Dataset records:
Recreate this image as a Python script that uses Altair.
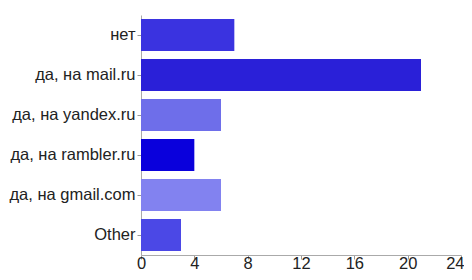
import altair as alt
import pandas as pd

categories = ["нет", "да, на mail.ru", "да, на yandex.ru", "да, на rambler.ru", "да, на gmail.com", "Other"]
values = [7, 21, 6, 4, 6, 3]
colors = ["#3a33e0", "#2a20d8", "#6e6eea", "#0a00dc", "#8282f0", "#4b48e6"]
x_ticks = [0, 4, 8, 12, 16, 20, 24]

df = pd.DataFrame({"cat": categories, "val": values, "color": colors})

chart = alt.Chart(df).mark_bar().encode(
    y=alt.Y("cat:N", sort=categories, title=None,
            scale=alt.Scale(paddingInner=0.2, paddingOuter=0.1),
            axis=alt.Axis(labelFontSize=16.5, labelColor="#222222", labelFont="Liberation Sans",
                          tickSize=4, tickColor="#999999", domainColor="#aaaaaa", labelPadding=2)),
    x=alt.X("val:Q", title=None,
            scale=alt.Scale(domain=[0, 24], nice=False),
            axis=alt.Axis(values=x_ticks, grid=False, labelFontSize=16.5,
                          labelColor="#222222", labelFont="Liberation Sans",
                          labelBaseline="alphabetic",
                          labelAlign=alt.condition("datum.value == 24", alt.value("right"), alt.value("center")),
                          labelOffset=alt.condition("datum.value == 24", alt.value(3), alt.value(0)),
                          tickSize=4, tickColor="#999999", domainColor="#aaaaaa", labelPadding=9)),
    color=alt.Color("color:N", scale=None, legend=None),
).properties(
    width=320, height=240,
    autosize=alt.AutoSizeParams(type="none"),
    padding={"left": 133, "top": 7, "right": 3, "bottom": 17},
).configure_view(stroke=None)

chart.save("out.html", embed_options={"renderer": "svg", "actions": False})
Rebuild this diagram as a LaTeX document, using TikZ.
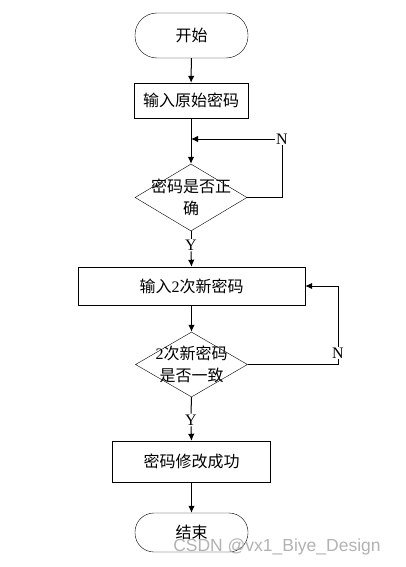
\documentclass[tikz,border=0pt]{standalone}
\usepackage{fontspec}
\setmainfont{Liberation Serif}
\newfontfamily\cjk{Noto Sans CJK SC}
\newfontfamily\wmfont{Liberation Sans}
\usetikzlibrary{shapes.geometric,arrows.meta}

\tikzset{
  terminal/.style={draw, rectangle, rounded corners=19pt, minimum width=113pt, font=\cjk\fontsize{16}{22}\selectfont},
  procbox/.style={draw, rectangle, font=\cjk\fontsize{16}{22}\selectfont},
  decision/.style={draw, diamond, inner sep=0pt, minimum width=112pt, minimum height=67pt},
  dtext/.style={align=center, font=\cjk\fontsize{16}{22}\selectfont},
  yn/.style={font=\fontsize{16}{18}\selectfont, inner sep=1pt},
  flow/.style={-{Latex[length=7pt,width=6.5pt]}, line width=1pt},
  link/.style={line width=1pt}
}

\begin{document}
\begin{tikzpicture}[x=1pt, y=-1pt]
		\useasboundingbox (0,0) rectangle (405,567);

		% nodes
		\node[terminal, minimum height=45pt, rounded corners=22pt] (start) at (191.5,35.5) {开始};
		\node[procbox, minimum width=114pt, minimum height=35pt] (oldpw) at (191,100.5) {输入原始密码};
		\node[decision, label={[dtext]center:密码是否正\\确}] (chkold) at (191,197.5) {};
		\node[procbox, minimum width=227pt, minimum height=38pt] (newpw) at (191.5,286) {输入{\rmfamily 2}次新密码};
		\node[decision, minimum height=65pt, label={[dtext]center:{\rmfamily 2}次新密码\\是否一致}] (chknew) at (191.5,364.5) {};
		\node[procbox, minimum width=158pt, minimum height=41pt] (done) at (191.5,461.5) {密码修改成功};
		\node[terminal, minimum height=39pt] (stop) at (191.5,532.5) {结束};

		% labels
		\node[yn] (nold) at (282,139) {N};
		\node[yn] (yold) at (191,245) {Y};
		\node[yn] (nnew) at (338,353) {N};
		\node[yn] (ynew) at (191,420) {Y};

		% connectors
		\draw[flow] (start) -- (oldpw);
		\draw[flow] (oldpw) -- (chkold);
		\draw[link] (chkold.east) -| (nold.south);
		\draw[flow] (nold.west) -- (oldpw.south |- nold.west);
		\draw[link] (chkold.south) -- (yold.north);
		\draw[flow] (yold.south) -- (newpw.north);
		\draw[flow] (newpw) -- (chknew);
		\draw[link] (chknew.east) -| (nnew.south);
		\draw[flow] (nnew.north) |- (newpw.east);
		\draw[link] (chknew.south) -- (ynew.north);
		\draw[flow] (ynew.south) -- (done.north);
		\draw[flow] (done) -- (stop);

		\node[text=gray!60, font=\wmfont\fontsize{17.5}{20}\selectfont] (mark) at (277,547) {CSDN @vx1\_Biye\_Design};
\end{tikzpicture}
\end{document}
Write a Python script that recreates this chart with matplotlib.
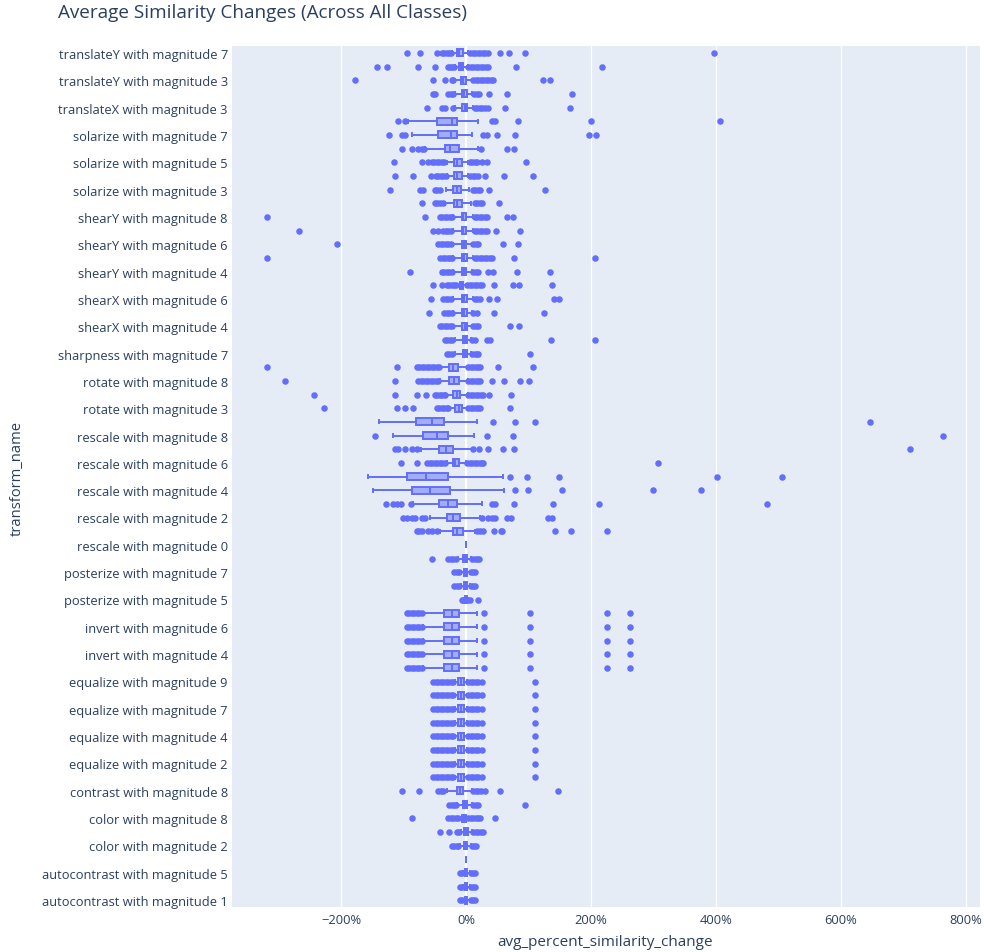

What the task requires: Each line in the records above should be reproduced exactly; images are not copied.

Exercise solution:
Recreate this image as a Python script that uses Altair.
import altair as alt
import pandas as pd

categories = ["нет", "да, на mail.ru", "да, на yandex.ru", "да, на rambler.ru", "да, на gmail.com", "Other"]
values = [7, 21, 6, 4, 6, 3]
colors = ["#3a33e0", "#2a20d8", "#6e6eea", "#0a00dc", "#8282f0", "#4b48e6"]
x_ticks = [0, 4, 8, 12, 16, 20, 24]

df = pd.DataFrame({"cat": categories, "val": values, "color": colors})

chart = alt.Chart(df).mark_bar().encode(
    y=alt.Y("cat:N", sort=categories, title=None,
            scale=alt.Scale(paddingInner=0.2, paddingOuter=0.1),
            axis=alt.Axis(labelFontSize=16.5, labelColor="#222222", labelFont="Liberation Sans",
                          tickSize=4, tickColor="#999999", domainColor="#aaaaaa", labelPadding=2)),
    x=alt.X("val:Q", title=None,
            scale=alt.Scale(domain=[0, 24], nice=False),
            axis=alt.Axis(values=x_ticks, grid=False, labelFontSize=16.5,
                          labelColor="#222222", labelFont="Liberation Sans",
                          labelBaseline="alphabetic",
                          labelAlign=alt.condition("datum.value == 24", alt.value("right"), alt.value("center")),
                          labelOffset=alt.condition("datum.value == 24", alt.value(3), alt.value(0)),
                          tickSize=4, tickColor="#999999", domainColor="#aaaaaa", labelPadding=9)),
    color=alt.Color("color:N", scale=None, legend=None),
).properties(
    width=320, height=240,
    autosize=alt.AutoSizeParams(type="none"),
    padding={"left": 133, "top": 7, "right": 3, "bottom": 17},
).configure_view(stroke=None)

chart.save("out.html", embed_options={"renderer": "svg", "actions": False})
Rebuild this diagram as a LaTeX document, using TikZ.
\documentclass[tikz,border=0pt]{standalone}
\usepackage{fontspec}
\setmainfont{Liberation Serif}
\newfontfamily\cjk{Noto Sans CJK SC}
\newfontfamily\wmfont{Liberation Sans}
\usetikzlibrary{shapes.geometric,arrows.meta}

\tikzset{
  terminal/.style={draw, rectangle, rounded corners=19pt, minimum width=113pt, font=\cjk\fontsize{16}{22}\selectfont},
  procbox/.style={draw, rectangle, font=\cjk\fontsize{16}{22}\selectfont},
  decision/.style={draw, diamond, inner sep=0pt, minimum width=112pt, minimum height=67pt},
  dtext/.style={align=center, font=\cjk\fontsize{16}{22}\selectfont},
  yn/.style={font=\fontsize{16}{18}\selectfont, inner sep=1pt},
  flow/.style={-{Latex[length=7pt,width=6.5pt]}, line width=1pt},
  link/.style={line width=1pt}
}

\begin{document}
\begin{tikzpicture}[x=1pt, y=-1pt]
		\useasboundingbox (0,0) rectangle (405,567);

		% nodes
		\node[terminal, minimum height=45pt, rounded corners=22pt] (start) at (191.5,35.5) {开始};
		\node[procbox, minimum width=114pt, minimum height=35pt] (oldpw) at (191,100.5) {输入原始密码};
		\node[decision, label={[dtext]center:密码是否正\\确}] (chkold) at (191,197.5) {};
		\node[procbox, minimum width=227pt, minimum height=38pt] (newpw) at (191.5,286) {输入{\rmfamily 2}次新密码};
		\node[decision, minimum height=65pt, label={[dtext]center:{\rmfamily 2}次新密码\\是否一致}] (chknew) at (191.5,364.5) {};
		\node[procbox, minimum width=158pt, minimum height=41pt] (done) at (191.5,461.5) {密码修改成功};
		\node[terminal, minimum height=39pt] (stop) at (191.5,532.5) {结束};

		% labels
		\node[yn] (nold) at (282,139) {N};
		\node[yn] (yold) at (191,245) {Y};
		\node[yn] (nnew) at (338,353) {N};
		\node[yn] (ynew) at (191,420) {Y};

		% connectors
		\draw[flow] (start) -- (oldpw);
		\draw[flow] (oldpw) -- (chkold);
		\draw[link] (chkold.east) -| (nold.south);
		\draw[flow] (nold.west) -- (oldpw.south |- nold.west);
		\draw[link] (chkold.south) -- (yold.north);
		\draw[flow] (yold.south) -- (newpw.north);
		\draw[flow] (newpw) -- (chknew);
		\draw[link] (chknew.east) -| (nnew.south);
		\draw[flow] (nnew.north) |- (newpw.east);
		\draw[link] (chknew.south) -- (ynew.north);
		\draw[flow] (ynew.south) -- (done.north);
		\draw[flow] (done) -- (stop);

		\node[text=gray!60, font=\wmfont\fontsize{17.5}{20}\selectfont] (mark) at (277,547) {CSDN @vx1\_Biye\_Design};
\end{tikzpicture}
\end{document}
Write a Python script that recreates this chart with matplotlib.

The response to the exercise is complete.